[Stored entries]
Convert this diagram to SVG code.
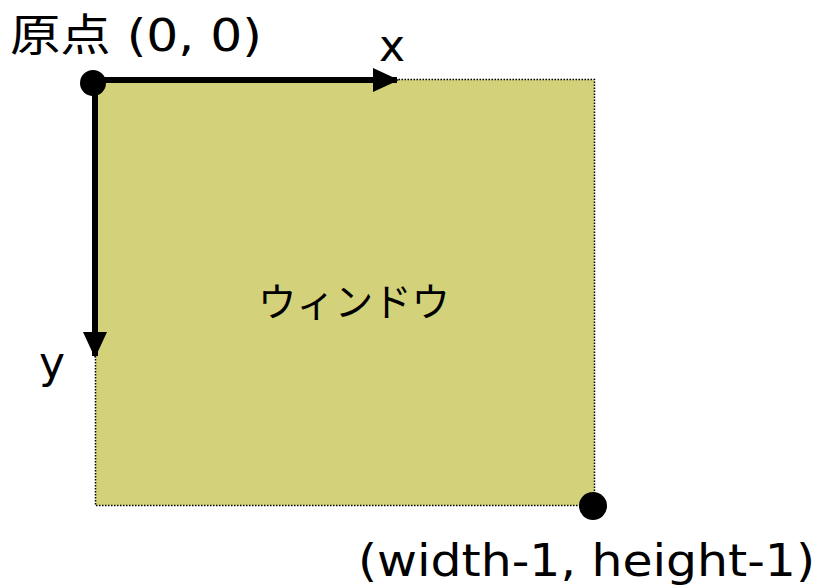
<svg xmlns="http://www.w3.org/2000/svg" width="822" height="585" viewBox="0 0 822 585">
<style>
text{font-family:"DejaVu Sans","Noto Sans CJK JP",sans-serif;fill:#000}
.lbl{font-size:44px}
</style>
<defs>
<marker id="ah" markerUnits="userSpaceOnUse" markerWidth="26" markerHeight="24" refX="24" refY="12" orient="auto">
<path d="M0,0 L26,12 L0,24 Z" fill="#000"/>
</marker>
</defs>
<g id="window">
<rect x="95.5" y="79.5" width="499" height="426" fill="#d3d27a" stroke="#000" stroke-width="1.5" stroke-dasharray="1.5,1.5"/>
<text x="258" y="316" font-size="39" textLength="192" lengthAdjust="spacingAndGlyphs">ウィンドウ</text>
</g>
<g id="connectors">
<line x1="95" y1="80" x2="397" y2="80" stroke="#000" stroke-width="6" marker-end="url(#ah)"/>
<line x1="95" y1="80" x2="95" y2="356" stroke="#000" stroke-width="6" marker-end="url(#ah)"/>
</g>
<g id="origin">
<circle cx="93" cy="83" r="13"/>
<text x="10" y="51" class="lbl" textLength="252" lengthAdjust="spacingAndGlyphs">原点 (0, 0)</text>
</g>
<g id="xlabel"><text x="379" y="61" class="lbl">x</text></g>
<g id="ylabel"><text x="39" y="378" class="lbl">y</text></g>
<g id="corner">
<circle cx="593" cy="506" r="14"/>
<text x="358" y="576" class="lbl" textLength="457" lengthAdjust="spacingAndGlyphs">(width-1, height-1)</text>
</g>
</svg>
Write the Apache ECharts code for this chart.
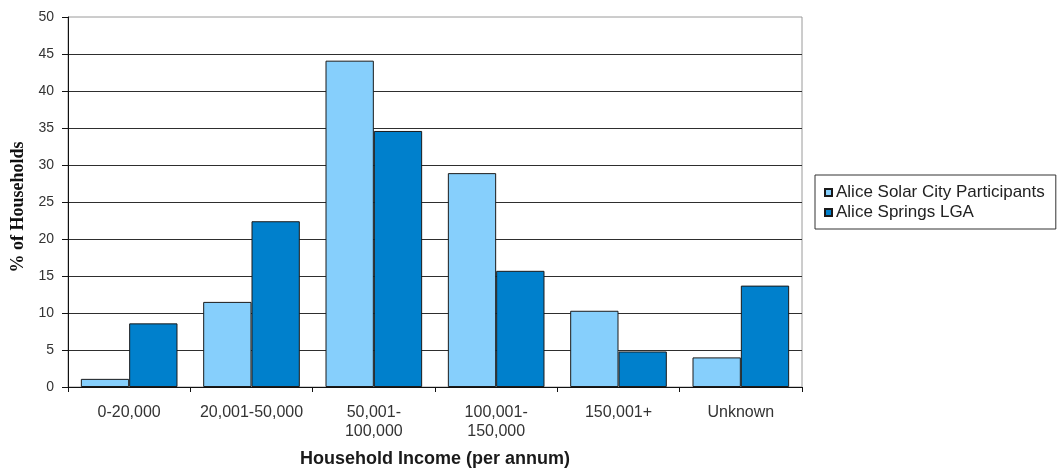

» Requirements:
Copy out all lines from the material above that contain the string "this".

» Response to the exercise:
Convert this diagram to SVG code.
Write the Apache ECharts code for this chart.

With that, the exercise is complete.